### WHAT IS EXPECTED:
In the entries below, identify every line with the string "this" and copy it.
===== SUPPLIED DATA =====
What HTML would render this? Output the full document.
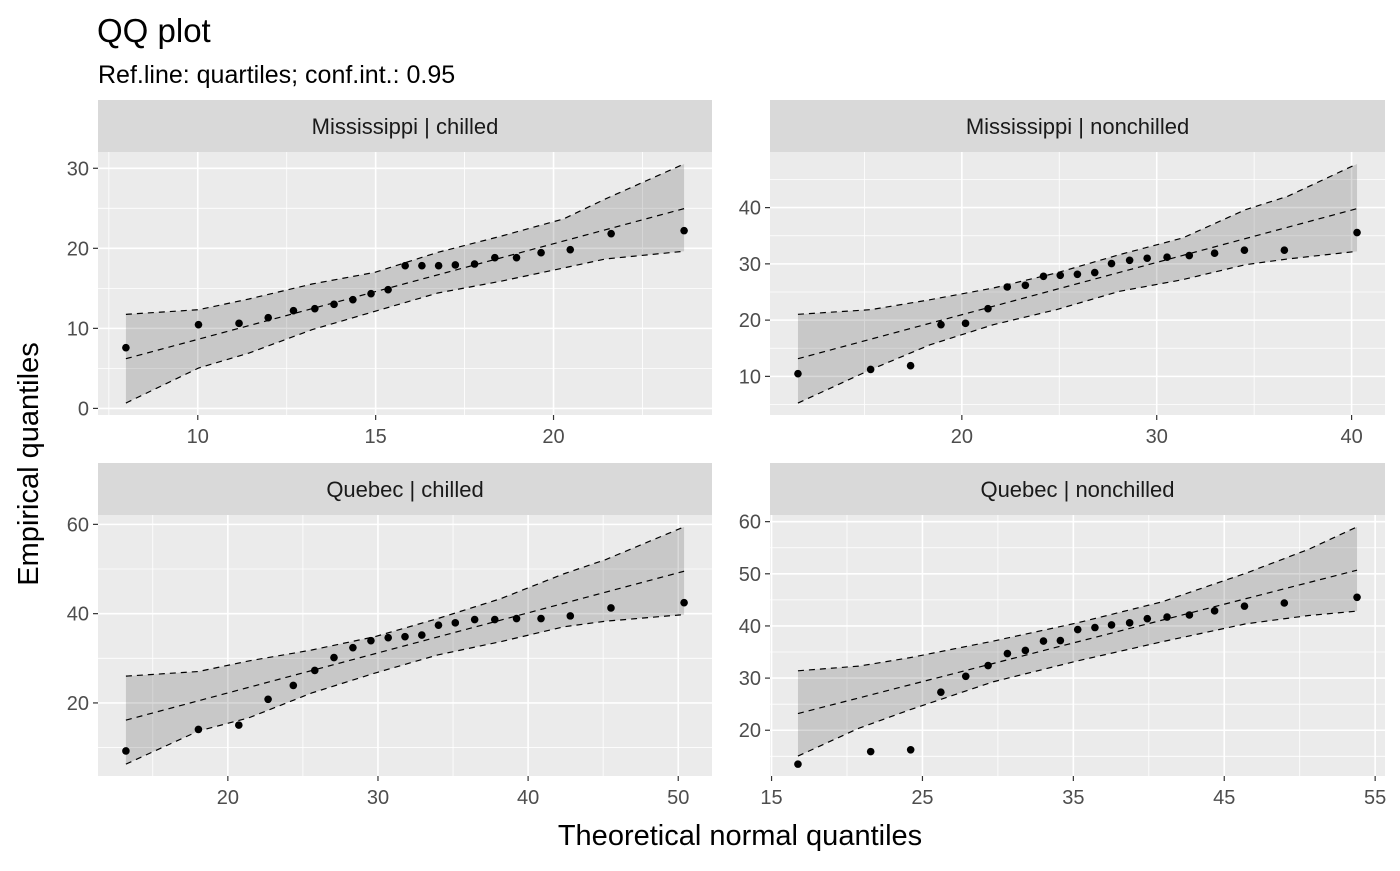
<!DOCTYPE html>
<html><head><meta charset="utf-8">
<style>
body{margin:0;background:#fff;}
svg text{font-family:"Liberation Sans",Arial,sans-serif;}
</style></head>
<body>
<svg id="chart" width="1400" height="866" viewBox="0 0 1400 866" xmlns="http://www.w3.org/2000/svg">
<rect width="1400" height="866" fill="#fff"/>
<text x="97" y="42" font-size="33" fill="#000">QQ plot</text>
<text x="98" y="83" font-size="25" fill="#000">Ref.line: quartiles; conf.int.: 0.95</text>
<text x="740" y="845" font-size="29" fill="#000" text-anchor="middle">Theoretical normal quantiles</text>
<text x="0" y="0" font-size="29" fill="#000" text-anchor="middle" transform="translate(38,464) rotate(-90)">Empirical quantiles</text>
<g id="panels"></g>
</svg>
<script>
// ---- Mississippi | chilled ----
const tlX=[7.98,10.02,11.16,11.98,12.69,13.29,13.83,14.36,14.87,15.35,15.83,16.30,16.77,17.24,17.78,18.35,18.96,19.65,20.47,21.62,23.67];
const tlY=[7.58,10.46,10.63,11.33,12.21,12.46,13.0,13.58,14.33,14.83,17.83,17.83,17.83,17.92,18.04,18.83,18.83,19.46,19.83,21.83,22.21];
const tlBandX=[7.98,10.02,11.44,13.21,14.98,16.75,18.51,20.28,21.46,23.67];
const tlUpper=[11.75,12.33,13.67,15.54,17.0,19.5,21.5,23.67,26.17,30.54];
const tlLower=[0.67,5.04,6.92,9.83,12.13,14.42,15.88,17.54,18.67,19.63];
const tlRef=[[7.98,6.21],[23.67,24.96]];
const tlXTicks=[10,15,20], tlXMinor=[7.5,12.5,17.5,22.5];
const tlYTicks=[0,10,20,30], tlYMinor=[5,15,25];
// ---- Mississippi | nonchilled ----
const trX=[11.59,15.32,17.37,18.93,20.19,21.34,22.33,23.26,24.19,25.05,25.93,26.82,27.68,28.61,29.51,30.53,31.67,32.97,34.50,36.55,40.28];
const trY=[10.47,11.24,11.90,19.19,19.43,22.04,25.89,26.19,27.79,27.97,28.15,28.45,30.05,30.64,31.0,31.18,31.48,31.89,32.43,32.43,35.57];
const trBandX=[11.59,15.32,18.38,21.62,24.85,28.09,31.33,34.56,36.72,40.28];
const trUpper=[21.03,21.86,23.63,25.71,28.38,31.64,34.60,39.64,42.01,47.76];
const trLower=[5.26,11.19,15.63,19.19,21.86,25.12,27.19,29.86,30.87,32.23];
const trRef=[[11.59,13.14],[40.28,39.82]];
const trXTicks=[20,30,40], trXMinor=[15,25,35];
const trYTicks=[10,20,30,40], trYMinor=[5,15,25,35,45];
// ---- Quebec | chilled ----
const blX=[13.21,18.04,20.73,22.68,24.36,25.79,27.07,28.33,29.53,30.68,31.80,32.92,34.03,35.15,36.44,37.78,39.23,40.86,42.81,45.52,50.39];
const blY=[9.25,14.07,15.03,20.82,23.93,27.27,30.16,32.38,33.94,34.61,34.83,35.2,37.42,37.94,38.68,38.68,38.9,38.9,39.5,41.27,42.45];
const blBandX=[13.21,18.04,21.40,25.59,29.78,33.98,38.17,42.37,45.16,50.39];
const blUpper=[26.0,27.04,29.41,31.86,34.83,38.9,43.35,48.91,52.1,59.44];
const blLower=[6.29,13.70,16.67,22.23,26.67,30.75,33.72,37.05,38.31,39.79];
const blRef=[[13.21,16.15],[50.39,49.5]];
const blXTicks=[20,30,40,50], blXMinor=[15,25,35,45];
const blYTicks=[20,40,60], blYMinor=[10,30,50];
// ---- Quebec | nonchilled ----
const brX=[16.75,21.57,24.22,26.22,27.87,29.35,30.63,31.82,33.02,34.14,35.29,36.43,37.53,38.73,39.90,41.21,42.69,44.36,46.34,48.98,53.8];
const brY=[13.5,15.9,16.25,27.3,30.35,32.4,34.7,35.3,37.1,37.2,39.3,39.7,40.2,40.6,41.4,41.7,42.1,42.9,43.8,44.4,45.5];
const brBandX=[16.75,20.8,24.14,29.7,35.28,40.85,46.42,50.6,53.8];
const brUpper=[31.4,32.3,33.9,37.1,40.6,44.6,50.1,54.7,59.0];
const brLower=[15.05,20.4,23.9,29.3,33.3,36.95,40.4,42.0,42.85];
const brRef=[[16.75,23.2],[53.8,50.7]];
const brXTicks=[15,25,35,45,55], brXMinor=[20,30,40,50];
const brYTicks=[20,30,40,50,60], brYMinor=[15,25,35,45,55];

const NS="http://www.w3.org/2000/svg";
const root=document.getElementById('panels');
function mk(tag,attrs,parent){const e=document.createElementNS(NS,tag);for(const k in attrs)e.setAttribute(k,attrs[k]);parent.appendChild(e);return e;}

function panel(key,label,L,R,T,B,px,py,bx,up,lo,ref,xt,xm,yt,ym){
  const g=mk('g',{},root);
  
  
  const st=mk('rect',{x:L,y:T-52,width:R-L,height:52,fill:'#d9d9d9'},g);
  
  
  const stt=mk('text',{x:(L+R)/2,y:T-18,'font-size':22,fill:'#1a1a1a','text-anchor':'middle'},g);
  stt.textContent=label;
  
  
  const allX=px.concat(bx), allY=py.concat(up,lo);
  let x0=Math.min(...allX),x1=Math.max(...allX),y0=Math.min(...allY),y1=Math.max(...allY);
  const dx=(x1-x0)*0.05, dy=(y1-y0)*0.05; x0-=dx;x1+=dx;y0-=dy;y1+=dy;
  const sx=v=>L+(v-x0)/(x1-x0)*(R-L);
  const sy=v=>B-(v-y0)/(y1-y0)*(B-T);
  const bg=mk('rect',{x:L,y:T,width:R-L,height:B-T,fill:'#ebebeb'},g);
  
  
  xm.forEach(v=>{const l=mk('line',{x1:sx(v),x2:sx(v),y1:T,y2:B,stroke:'#fff','stroke-width':0.8},g);});
  ym.forEach(v=>{const l=mk('line',{x1:L,x2:R,y1:sy(v),y2:sy(v),stroke:'#fff','stroke-width':0.8},g);});
  xt.forEach(v=>{const l=mk('line',{x1:sx(v),x2:sx(v),y1:T,y2:B,stroke:'#fff','stroke-width':1.6},g);
    const tk=mk('line',{x1:sx(v),x2:sx(v),y1:B,y2:B+5,stroke:'#333','stroke-width':1.2},g);
    const t=mk('text',{x:sx(v),y:B+28,'font-size':20,fill:'#4d4d4d','text-anchor':'middle'},g);t.textContent=v;});
  yt.forEach(v=>{const l=mk('line',{x1:L,x2:R,y1:sy(v),y2:sy(v),stroke:'#fff','stroke-width':1.6},g);
    const tk=mk('line',{x1:L-5,x2:L,y1:sy(v),y2:sy(v),stroke:'#333','stroke-width':1.2},g);
    const t=mk('text',{x:L-9,y:sy(v)+7,'font-size':20,fill:'#4d4d4d','text-anchor':'end'},g);t.textContent=v;});
  let d='M'+bx.map((v,i)=>sx(v)+','+sy(up[i])).join(' L');
  for(let i=bx.length-1;i>=0;i--) d+=' L'+sx(bx[i])+','+sy(lo[i]);
  d+='Z';
  const band=mk('path',{d:d,fill:'#000','fill-opacity':0.15},g);
  
  
  const u=mk('polyline',{points:bx.map((v,i)=>sx(v)+','+sy(up[i])).join(' '),fill:'none',stroke:'#000','stroke-width':1.2,'stroke-dasharray':'6,5'},g);
  
  
  const lw=mk('polyline',{points:bx.map((v,i)=>sx(v)+','+sy(lo[i])).join(' '),fill:'none',stroke:'#000','stroke-width':1.2,'stroke-dasharray':'6,5'},g);
  
  
  const rl=mk('line',{x1:sx(ref[0][0]),y1:sy(ref[0][1]),x2:sx(ref[1][0]),y2:sy(ref[1][1]),stroke:'#000','stroke-width':1.2,'stroke-dasharray':'6,5'},g);
  
  
  px.forEach((v,i)=>{const c=mk('circle',{cx:sx(v),cy:sy(py[i]),r:3.8,fill:'#000'},g);
    
    });
}
panel('mississippi-chilled','Mississippi | chilled',98,712,152,415,tlX,tlY,tlBandX,tlUpper,tlLower,tlRef,tlXTicks,tlXMinor,tlYTicks,tlYMinor);
panel('mississippi-nonchilled','Mississippi | nonchilled',770,1385,152,415,trX,trY,trBandX,trUpper,trLower,trRef,trXTicks,trXMinor,trYTicks,trYMinor);
panel('quebec-chilled','Quebec | chilled',98,712,515,776,blX,blY,blBandX,blUpper,blLower,blRef,blXTicks,blXMinor,blYTicks,blYMinor);
panel('quebec-nonchilled','Quebec | nonchilled',770,1385,515,776,brX,brY,brBandX,brUpper,brLower,brRef,brXTicks,brXMinor,brYTicks,brYMinor);
</script>
</body></html>
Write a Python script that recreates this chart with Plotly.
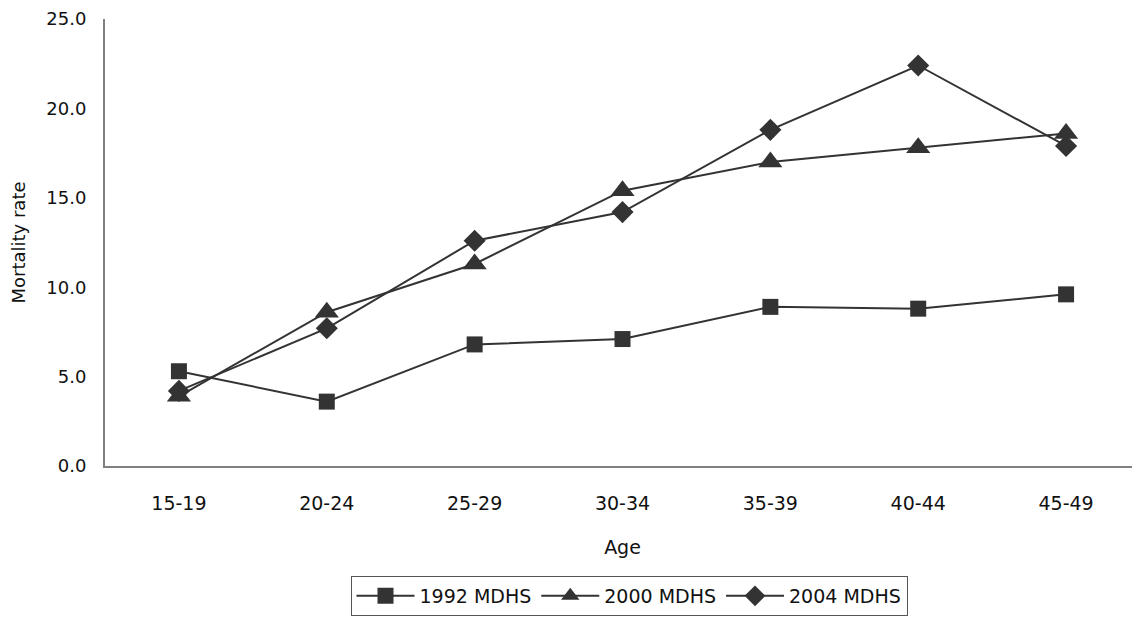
import plotly.graph_objects as go

ages = ["15-19", "20-24", "25-29", "30-34", "35-39", "40-44", "45-49"]
s1992 = [5.3, 3.6, 6.8, 7.1, 8.9, 8.8, 9.6]
s2000 = [3.9, 8.6, 11.3, 15.4, 17.0, 17.8, 18.6]
s2004 = [4.2, 7.7, 12.6, 14.2, 18.8, 22.4, 17.9]
names = ["1992 MDHS", "2000 MDHS", "2004 MDHS"]
symbols = ["square", "triangle-up", "diamond"]
sizes = [16, 21, 17]

C = "#333333"
FONT = "DejaVu Sans"
W, H = 1132, 621  # page has an 8px body margin

fig = go.Figure()
for name, vals, sym, sz in zip(names, [s1992, s2000, s2004], symbols, sizes):
    fig.add_trace(go.Scatter(
        x=ages, y=vals, name=name, mode="lines+markers",
        line=dict(color=C, width=2),
        marker=dict(symbol=sym, size=sz, color=C, line=dict(width=0)),
    ))

fig.update_layout(
    width=W, height=H,
    margin=dict(l=97, r=0, t=11, b=163, autoexpand=False),
    paper_bgcolor="white", plot_bgcolor="white",
    font=dict(family=FONT, size=19, color="#111111"),
    showlegend=True,
    legend=dict(
        orientation="h", xref="container", yref="container",
        x=621 / W, xanchor="center", y=1 - 568 / H, yanchor="top",
        bordercolor="#555555", borderwidth=1,
        font=dict(size=19, family=FONT, color="#111111"),
        itemwidth=58, tracegroupgap=0,
    ),
    xaxis=dict(
        showline=True, linecolor="#808080", linewidth=2,
        showgrid=False, ticks="", ticklabelstandoff=19, automargin=False,
        title=dict(text="Age", font=dict(size=19), standoff=28),
        range=[-0.5, 6.5],
    ),
    yaxis=dict(
        showline=True, linecolor="#808080", linewidth=2,
        showgrid=False, ticks="", range=[0, 25], dtick=5, tickformat=".1f",
        ticklabelstandoff=13, zeroline=False, automargin=False,
        tickfont=dict(size=18),
        title=dict(text="Mortality rate", font=dict(size=18), standoff=19),
    ),
)

fig.write_html("out.html")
=====
### ANSWER:
What HTML would render this? Output the full document.
Write a Python script that recreates this chart with Plotly.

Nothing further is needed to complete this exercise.